On en revient toujours à ce coeur de réacteur de l'humanité, cette triade
temps, mémoire et mort.
Ce serait bien de l'abolir et de vivre sans passé, sans notion de sa mort future, sans flèche du temps conscient. Mais là encore, il y a piège : nous ne serions hélas pas comme des animaux. Nous leur serions très inférieurs car cette conscience du temps ne peut, par aucun moyen, aucune lessive psychique, nous être ôtée avec bénéfice.
L'animal, le chat, qui vit sans flèche du temps, vit ses traumatismes futurs sur un mode unique avec ses traumatismes passés, soit ceux que nous autres, humains, situons dans
son passé. Cela parce que les ordres du passé et du futur, pour le chat,
forment un ordre unique qui est celui d'une absence non fléchée par la temporalité.
Il y a six chats chez une vieille dame que je visite souvent. Ils se comportent avec moi de manière étrange, comme si je leur avais fait le plus grand mal: ils détalent quand ils m'aperçoivent, se heurtent aux meubles avec une précipitation folle, au point que l'on pense que j'ai dû les effrayer, les traumatiser, leur infliger des sévices. Ils se comportent avec moi comme de grands traumatisés psychiques qui devraient leur traumatisme à quelque action indigne dont ils auraient été victimes de ma part. Bien comprendre que ce traumatisme existe en ces bêtes, mais il n'existe pas sur le mode passé comme chez les humains dont la mémoire est fléchée par la temporalité. Je sais, et je ne suis pas le seul à le savoir ni à l'avoir pressenti, que, lorsque cette vieille dame ne sera plus, c'est à moi qu'il incombera de me débarasser de ces bêtes. Elles n'en savent rien bien sûr, mais la douleur de ce traumatisme est déjà en elles. Le chat ne connaît pas le futur mieux que nous, et très certainement le connaît-il moins que nous qui raisonnons, mais c'est précisément cette inconnaissance, cette absence, ce vide qui rend possible l'expression a-temporelle du traumatisme, lequel est pour nous à-venir, tandis que pour la bête, il est constant.
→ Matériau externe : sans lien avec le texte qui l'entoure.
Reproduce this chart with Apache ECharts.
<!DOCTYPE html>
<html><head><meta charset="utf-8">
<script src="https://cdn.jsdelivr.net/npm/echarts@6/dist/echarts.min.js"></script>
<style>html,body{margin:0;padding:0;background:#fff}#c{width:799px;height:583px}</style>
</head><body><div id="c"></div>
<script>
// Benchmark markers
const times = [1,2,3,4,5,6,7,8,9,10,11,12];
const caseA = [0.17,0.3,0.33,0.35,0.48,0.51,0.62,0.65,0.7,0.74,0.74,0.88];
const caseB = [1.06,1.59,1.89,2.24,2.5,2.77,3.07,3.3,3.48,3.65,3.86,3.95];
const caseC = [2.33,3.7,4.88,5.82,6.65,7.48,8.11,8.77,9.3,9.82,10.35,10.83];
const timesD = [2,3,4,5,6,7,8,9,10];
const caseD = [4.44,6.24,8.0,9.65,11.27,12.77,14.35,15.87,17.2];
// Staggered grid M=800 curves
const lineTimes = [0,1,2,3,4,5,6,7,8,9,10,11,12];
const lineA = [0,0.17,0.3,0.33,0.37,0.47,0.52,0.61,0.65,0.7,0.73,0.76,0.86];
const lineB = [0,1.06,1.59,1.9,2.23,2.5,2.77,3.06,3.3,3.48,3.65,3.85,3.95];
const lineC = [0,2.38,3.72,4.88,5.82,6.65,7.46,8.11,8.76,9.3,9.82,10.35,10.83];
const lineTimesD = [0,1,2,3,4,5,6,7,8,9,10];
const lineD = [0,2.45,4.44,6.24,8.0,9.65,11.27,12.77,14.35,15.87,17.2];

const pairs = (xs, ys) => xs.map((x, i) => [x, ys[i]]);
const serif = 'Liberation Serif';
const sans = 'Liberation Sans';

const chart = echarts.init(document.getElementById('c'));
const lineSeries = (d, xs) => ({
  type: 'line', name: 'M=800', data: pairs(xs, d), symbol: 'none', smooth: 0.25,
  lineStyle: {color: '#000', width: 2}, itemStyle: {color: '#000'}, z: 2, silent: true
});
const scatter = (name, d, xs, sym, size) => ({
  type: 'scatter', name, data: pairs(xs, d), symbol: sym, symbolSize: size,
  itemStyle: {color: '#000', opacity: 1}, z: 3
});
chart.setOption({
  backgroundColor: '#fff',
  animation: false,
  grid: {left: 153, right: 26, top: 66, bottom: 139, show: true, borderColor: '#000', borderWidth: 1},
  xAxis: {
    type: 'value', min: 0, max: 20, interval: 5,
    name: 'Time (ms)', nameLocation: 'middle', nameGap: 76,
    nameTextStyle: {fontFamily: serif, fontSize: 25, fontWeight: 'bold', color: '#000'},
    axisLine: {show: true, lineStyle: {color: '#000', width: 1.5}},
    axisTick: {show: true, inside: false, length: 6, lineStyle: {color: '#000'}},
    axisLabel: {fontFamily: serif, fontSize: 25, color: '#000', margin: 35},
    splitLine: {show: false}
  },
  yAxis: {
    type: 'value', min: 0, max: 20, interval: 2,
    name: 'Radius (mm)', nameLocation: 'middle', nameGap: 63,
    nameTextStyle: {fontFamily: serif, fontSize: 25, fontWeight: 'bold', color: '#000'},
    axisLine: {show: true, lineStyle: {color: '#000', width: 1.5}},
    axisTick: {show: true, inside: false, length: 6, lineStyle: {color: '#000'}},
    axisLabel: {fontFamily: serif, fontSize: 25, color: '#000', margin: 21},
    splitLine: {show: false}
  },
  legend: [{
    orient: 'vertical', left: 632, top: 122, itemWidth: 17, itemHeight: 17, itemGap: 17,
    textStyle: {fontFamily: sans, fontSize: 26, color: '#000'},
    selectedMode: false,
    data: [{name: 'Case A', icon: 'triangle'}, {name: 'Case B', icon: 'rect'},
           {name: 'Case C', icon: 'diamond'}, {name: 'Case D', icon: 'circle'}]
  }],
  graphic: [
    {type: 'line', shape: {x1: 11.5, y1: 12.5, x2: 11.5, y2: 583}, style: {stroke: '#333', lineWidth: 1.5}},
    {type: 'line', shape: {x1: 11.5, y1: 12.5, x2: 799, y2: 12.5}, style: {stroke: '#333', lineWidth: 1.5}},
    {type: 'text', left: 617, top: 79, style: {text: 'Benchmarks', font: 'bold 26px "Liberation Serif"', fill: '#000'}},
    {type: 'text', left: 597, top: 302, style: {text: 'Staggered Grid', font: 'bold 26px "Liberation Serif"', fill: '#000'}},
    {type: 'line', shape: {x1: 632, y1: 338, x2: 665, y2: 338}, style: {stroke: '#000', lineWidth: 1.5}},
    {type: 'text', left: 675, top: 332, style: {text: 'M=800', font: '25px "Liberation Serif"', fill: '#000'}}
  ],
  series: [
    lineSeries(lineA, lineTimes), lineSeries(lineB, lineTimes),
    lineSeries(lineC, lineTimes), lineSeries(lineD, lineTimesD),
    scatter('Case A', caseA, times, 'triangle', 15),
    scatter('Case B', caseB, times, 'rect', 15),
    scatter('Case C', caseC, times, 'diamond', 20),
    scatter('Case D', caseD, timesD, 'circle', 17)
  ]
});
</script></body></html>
Chez le chat le traumatisme futur n'est pas occulté par la flèche du temps comme il l'est chez nous mais radialement disposé à partir du maintenant.
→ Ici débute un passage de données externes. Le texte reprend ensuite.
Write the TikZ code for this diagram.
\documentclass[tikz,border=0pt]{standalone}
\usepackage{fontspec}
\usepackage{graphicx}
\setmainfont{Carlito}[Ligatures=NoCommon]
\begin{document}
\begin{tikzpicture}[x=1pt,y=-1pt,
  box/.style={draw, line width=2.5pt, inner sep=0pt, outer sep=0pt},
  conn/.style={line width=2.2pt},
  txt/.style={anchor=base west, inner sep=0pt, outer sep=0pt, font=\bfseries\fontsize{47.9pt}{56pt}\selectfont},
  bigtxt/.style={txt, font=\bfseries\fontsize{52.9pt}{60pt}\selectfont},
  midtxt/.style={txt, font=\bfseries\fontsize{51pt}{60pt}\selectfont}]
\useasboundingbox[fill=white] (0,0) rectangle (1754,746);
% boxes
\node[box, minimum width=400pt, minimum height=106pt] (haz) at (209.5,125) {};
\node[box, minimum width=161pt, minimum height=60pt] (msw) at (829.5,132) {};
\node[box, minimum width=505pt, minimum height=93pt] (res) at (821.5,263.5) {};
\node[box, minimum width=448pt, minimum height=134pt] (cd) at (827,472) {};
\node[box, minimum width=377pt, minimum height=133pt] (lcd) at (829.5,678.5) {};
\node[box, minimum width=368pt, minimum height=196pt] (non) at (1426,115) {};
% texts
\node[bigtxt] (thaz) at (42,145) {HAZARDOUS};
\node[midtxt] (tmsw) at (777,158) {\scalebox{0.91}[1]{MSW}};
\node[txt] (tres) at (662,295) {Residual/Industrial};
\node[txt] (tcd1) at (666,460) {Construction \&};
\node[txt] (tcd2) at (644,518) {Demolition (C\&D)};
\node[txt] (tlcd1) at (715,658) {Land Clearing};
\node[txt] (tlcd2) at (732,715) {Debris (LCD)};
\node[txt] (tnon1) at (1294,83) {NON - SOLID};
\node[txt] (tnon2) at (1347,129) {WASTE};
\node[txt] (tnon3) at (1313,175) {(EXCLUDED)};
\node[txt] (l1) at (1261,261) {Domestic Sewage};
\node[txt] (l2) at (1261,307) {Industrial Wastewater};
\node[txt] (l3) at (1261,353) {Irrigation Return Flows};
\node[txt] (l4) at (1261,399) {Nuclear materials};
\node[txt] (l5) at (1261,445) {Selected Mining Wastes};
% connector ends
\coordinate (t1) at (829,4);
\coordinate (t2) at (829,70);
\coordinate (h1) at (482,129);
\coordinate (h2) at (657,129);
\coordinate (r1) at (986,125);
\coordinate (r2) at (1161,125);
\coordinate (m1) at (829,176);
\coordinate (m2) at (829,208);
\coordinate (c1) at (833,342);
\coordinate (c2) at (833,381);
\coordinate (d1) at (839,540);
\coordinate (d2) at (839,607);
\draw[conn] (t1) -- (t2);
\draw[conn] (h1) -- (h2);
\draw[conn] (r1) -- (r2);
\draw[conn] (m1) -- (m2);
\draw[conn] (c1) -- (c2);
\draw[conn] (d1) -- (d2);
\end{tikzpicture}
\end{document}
Donc, supprimez-nous notre mémoire et notre conscience raisonnée (un tant soit peu) de notre mort à venir, et de notre à-venir, et nous voilà si dépourvus que nous en devenons très inférieurs à la bête.
Celui "qui ne saute pas s'il n'est pas Niçois" le 20 juillet 2016 est très inférieur, dans l'échelle du vivant, au chat et au ver de terre.
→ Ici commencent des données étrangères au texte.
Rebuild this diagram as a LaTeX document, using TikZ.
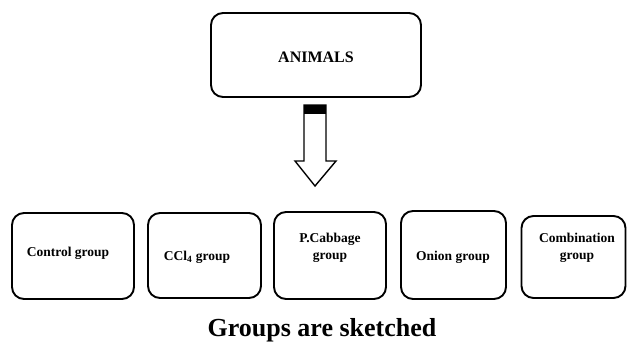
\documentclass[tikz,border=0pt]{standalone}
\usepackage{fontspec}
\setmainfont{Liberation Serif}
\begin{document}
\begin{tikzpicture}[x=1pt,y=-1pt,
  box/.style={draw, line width=1.9pt, rounded corners=12pt, inner sep=0pt},
  lbl/.style={font=\fontsize{13.5}{17}\selectfont\bfseries, align=center, inner sep=0pt, anchor=base},
  arrowshape/.style={draw, line width=1.4pt, fill=white, line join=miter}]
\useasboundingbox (0,0) rectangle (628,343);
% top box
\node[box, minimum width=210pt, minimum height=84pt] (animals) at (316,55) {};
\node[lbl, font=\fontsize{16}{18}\selectfont\bfseries] (animalsT) at (316,62) {ANIMALS};
% bottom boxes
\node[box, minimum width=122pt, minimum height=86pt] (b1) at (73,256) {};
\node[box, minimum width=113pt, minimum height=85pt] (b2) at (204.5,255.5) {};
\node[box, minimum width=112pt, minimum height=87pt] (b3) at (330,255.5) {};
\node[box, minimum width=105pt, minimum height=88pt] (b4) at (453.5,255) {};
\node[box, minimum width=104pt, minimum height=82pt] (b5) at (573.5,257) {};
% labels
\node[lbl] (t1) at (68,256) {Control group};
\node[lbl] (t2) at (197,260) {CCl\textsubscript{4} group};
\node[lbl] (t3) at (330,259) {P.Cabbage\\group};
\node[lbl] (t4) at (453,260) {Onion group};
\node[lbl] (t5) at (577,259) {Combination\\group};
% block arrow
\path[arrowshape] (304,105) -- (326,105) -- (326,161) -- (336,161) -- (315,186) -- (295,161) -- (304,161) -- cycle;
\fill (304,105) rectangle (326,114);
% caption
\node[anchor=base, inner sep=0pt, font=\fontsize{26}{30}\selectfont\bfseries] (cap) at (322,336.5) {Groups are sketched};
\end{tikzpicture}
\end{document}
Me fais-je bien comprendre ?
Il y a un septième chat dans cette propritété, qui n'appartient pas à la vieille dame. Il est ravi de me voir, minaude (c'est une chatte), vient "me parler", se frotter à mes jambes, etc. Contre elle, je ne ferai rien car il n'est pas dans mes attributions de m'en débarrasser. Elle n'en sait évidemment rien mais dans son "vide intérieur", il n'est aucun traumatisme intemporel qui orienterait son comportement d'aujourd'hui.